In resolving a claim that police conduct violates the Pennsylvania Constitution, a court must engage in the four-part test prescribed by our supreme court in Commonwealth v. Edmunds, 526 Pa. 374, 586 A.2d 887 (1991). The test mandates an analysis of: (1) the text of the constitutional provision at issue; (2) the history of the provision, including Pennsylvania case law; (3) related case law from other jurisdictions; and (4) *1274policy considerations, including unique issues of state and local concern, and applicability within modern Pennsylvania jurisprudence. Edmunds, supra, at 390, 586 A.2d at 895. The test is designed to determine if the Pennsylvania Constitution provides a greater protection of individual liberty than does the Constitution of the United States. See id.
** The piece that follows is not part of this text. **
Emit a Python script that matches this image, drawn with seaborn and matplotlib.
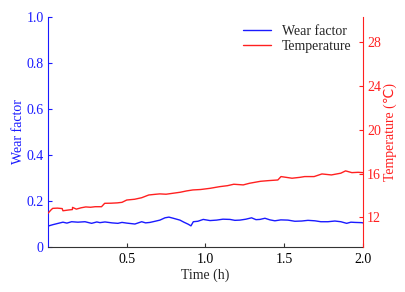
import numpy as np
import pandas as pd
import matplotlib
matplotlib.use("Agg")
import matplotlib.pyplot as plt
import seaborn as sns

# wear factor trace (time in h)
wear_t = [0.0, 0.03, 0.065, 0.095, 0.12, 0.15, 0.19, 0.235, 0.277, 0.31, 0.33, 0.362,
          0.406, 0.444, 0.47, 0.50, 0.552, 0.595, 0.62, 0.648, 0.68, 0.711, 0.743, 0.768,
          0.796, 0.838, 0.863, 0.891, 0.908, 0.923, 0.952, 0.986, 1.029, 1.071, 1.111,
          1.156, 1.187, 1.219, 1.257, 1.293, 1.321, 1.346, 1.378, 1.41, 1.441, 1.479,
          1.524, 1.568, 1.611, 1.651, 1.695, 1.733, 1.778, 1.822, 1.86, 1.897, 1.924,
          1.949, 1.992, 2.0]
wear = [0.091, 0.097, 0.103, 0.108, 0.104, 0.110, 0.108, 0.110, 0.103, 0.109, 0.106, 0.109,
        0.105, 0.103, 0.107, 0.104, 0.100, 0.110, 0.105, 0.107, 0.112, 0.117, 0.127, 0.130,
        0.125, 0.117, 0.108, 0.099, 0.092, 0.110, 0.112, 0.120, 0.115, 0.117, 0.121,
        0.120, 0.116, 0.117, 0.121, 0.127, 0.119, 0.120, 0.125, 0.118, 0.114, 0.118,
        0.117, 0.112, 0.113, 0.116, 0.114, 0.110, 0.110, 0.113, 0.110, 0.103, 0.108,
        0.107, 0.106, 0.105]

# temperature trace (degC)
temp_t = [0.0, 0.02, 0.03, 0.06, 0.09, 0.095, 0.13, 0.155, 0.156, 0.18, 0.21, 0.24,
          0.27, 0.30, 0.34, 0.36, 0.40, 0.44, 0.47, 0.50, 0.55, 0.595, 0.64, 0.68,
          0.71, 0.75, 0.795, 0.84, 0.88, 0.92, 0.97, 1.03, 1.09, 1.14, 1.18, 1.24,
          1.28, 1.35, 1.40, 1.46, 1.48, 1.55, 1.60, 1.63, 1.69, 1.74, 1.80, 1.86,
          1.89, 1.93, 1.97, 2.0]
temp = [12.38, 12.70, 12.83, 12.85, 12.81, 12.61, 12.68, 12.72, 12.92, 12.76, 12.88, 12.96,
        12.93, 12.98, 12.98, 13.29, 13.30, 13.33, 13.38, 13.59, 13.66, 13.80, 14.05, 14.11,
        14.15, 14.12, 14.21, 14.30, 14.42, 14.51, 14.55, 14.66, 14.81, 14.90, 15.03, 14.97,
        15.12, 15.30, 15.36, 15.42, 15.73, 15.58, 15.66, 15.73, 15.73, 15.97, 15.88, 16.04,
        16.25, 16.09, 16.12, 16.09]

wear_df = pd.DataFrame({"t": wear_t, "v": wear})
temp_df = pd.DataFrame({"t": temp_t, "v": temp})

sns.set_style("ticks")
plt.rcParams['font.family'] = ['Liberation Serif', 'DejaVu Sans']
plt.rcParams['font.size'] = 10

blue = "#1a1aff"
red = "#ff2020"

fig = plt.figure(figsize=(4.05, 2.92), dpi=100)
ax = fig.add_axes([0.1185, 0.154, 0.7775, 0.788])
ax2 = ax.twinx()

sns.lineplot(data=wear_df, x="t", y="v", ax=ax, color=blue, lw=1.0, label="Wear factor", legend=False)
sns.lineplot(data=temp_df, x="t", y="v", ax=ax2, color=red, lw=1.0, label="Temperature", legend=False)

ax.set_xlim(0, 2.0)
ax.set_ylim(0, 1.0)
ax2.set_ylim(9.3, 30.3)
ax.set_xticks([0.5, 1.0, 1.5, 2.0])
ax.set_xticklabels(["0.5", "1.0", "1.5", "2.0"])
ax.set_yticks([0, 0.2, 0.4, 0.6, 0.8, 1.0])
ax.set_yticklabels(["0", "0.2", "0.4", "0.6", "0.8", "1.0"])
ax2.set_yticks([12, 16, 20, 24, 28])

ax.set_xlabel("Time (h)", fontsize=10, labelpad=2)
ax.set_ylabel("Wear factor", color=blue, fontsize=10, labelpad=1)
ax2.set_ylabel("Temperature (\u2103)", color=red, fontsize=10, labelpad=2)

ax.tick_params(axis="x", direction="in", length=3, colors="#333333", labelcolor="black", labelsize=10, pad=4)
ax.tick_params(axis="y", direction="in", length=3, colors=blue, labelsize=10, pad=3)
ax2.tick_params(axis="y", direction="in", length=3, colors=red, labelsize=10, pad=3)

for a in (ax, ax2):
    a.spines["top"].set_visible(False)
ax.spines["right"].set_visible(False)
ax2.spines["left"].set_visible(False)
ax2.spines["bottom"].set_visible(False)
ax.spines["left"].set_color(blue)
ax.spines["bottom"].set_color("#333333")
ax2.spines["right"].set_color(red)

h1, l1 = ax.get_legend_handles_labels()
h2, l2 = ax2.get_legend_handles_labels()
ax2.legend(h1 + h2, l1 + l2, loc="upper right", bbox_to_anchor=(0.99, 1.0), frameon=False,
           fontsize=10, handlelength=2.0, labelspacing=0.1, borderaxespad=0.2)

fig.savefig("out.png", dpi=100)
The Majority correctly notes that Hoak has faded to engage in any analysis pursuant to Edmunds. Since Edmunds, however, our supreme court has held that such a failure is not fatal to a claim under the Pennsylvania Constitution as long as the claim is clearly raised. Commonwealth v. White, 543 Pa. 45, 50, 669 A.2d 896, 899 (1995). Clearly, Hoak has raised a claim under Article I, Section 8 of the Pennsylvania Constitution, as evinced by his citation to that provision and ease law interpreting it both in his brief to this Court and in his filings with the suppression court. See Brief for Appellant at 10; Omnibus Motion for Pre-Trial Relief, filed May 5, 1995, at 1. I therefore conclude that he has not waived his Pennsylvania constitutional claim by failing to brief Edmunds’ s four-part test. See White, supra.

The first part of the Edmunds test requires an analysis of the constitutional provisions that are implicated by the issues presented. Edmunds, supra, at 390, 586 A.2d at 895. Article I, Section 8 of the Pennsylvania Constitution provides:

The people shall be secure in their persons, houses, papers and possessions from unreasonable searches and seizures, and no warrant to search any place or to seize any person or things shall issue without describing them as nearly as may be, nor without probable cause, supported by oath or affirmation subscribed to by the affiant.

Pa. Const. Art. I, § 8. Although the wording of the Article I, Section 8 is similar in language to its federal counterpart, the Fourth Amendment to the United States Constitution, we are not bound to interpret the two provisions as if they were mirror images, even where the text is similar or identical. E.g., Edmunds, supra.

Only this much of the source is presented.